Water failures will cost Cyprus millions

THE GOVERNMENT’S plans to build a floating desalination plant instead of a fixed plant will cost the taxpayer millions of euros, presidential candidate Costas Themistocleous said.

Themistocleous, who was Agriculture Minister under former DISY president Glafcos Clerides, was speaking to reporters in Larnaca following a visit to the town’s fixed desalination plant located near the airport.

The island currently has two desalination units in the Larnaca district. Plans to build a third plant were shelved by the Papadopoulos government.
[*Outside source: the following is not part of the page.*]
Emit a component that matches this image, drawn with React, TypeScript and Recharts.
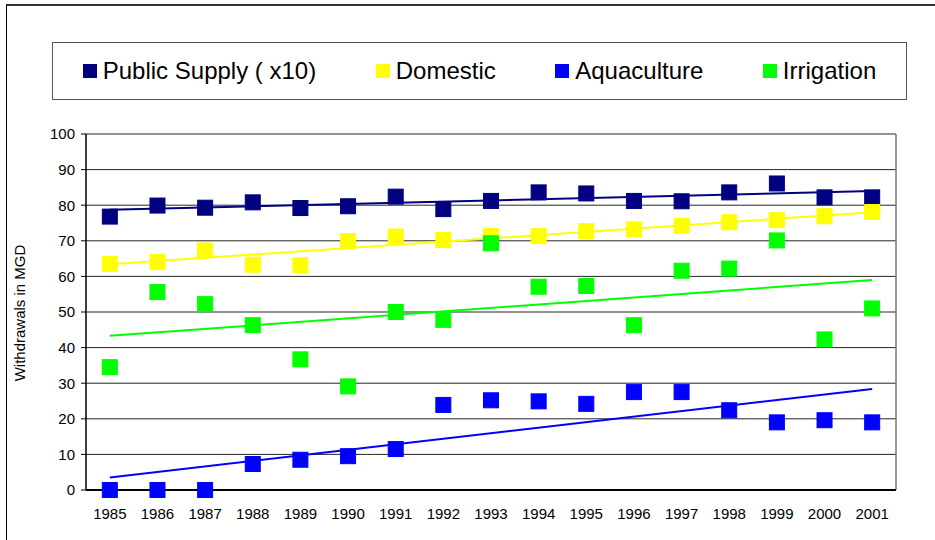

The past several years’ drought has prompted the government to look for a quick fix to meet the island’s urgent water needs.

Themistocleous said the Larnaca plants covered the water needs of the Nicosia, Larnaca and Famagusta districts fully.

However, he said Cypriot taxpayers would be burdened with millions more euros “because the government didn’t act to ensure fixed desalination units and went for a mobile unit, which has a difference in cost of 30 cents per cubic metre of water from the fixed unit”.

He said the government was still in “a state of nirvana” and had undertaken no water projects in the past several years, leading Cyprus to the verge of water cuts.

He said the two units, in Larnaca and Dekelia, literally “save us” as their operation had saved the island from water rationing.

Asked about importing water from Greece, Themistocleous said the issue had been discussed and discarded in 1998 due to cost. He said it had been decided that the expense of importing water was far greater than producing water locally through desalination.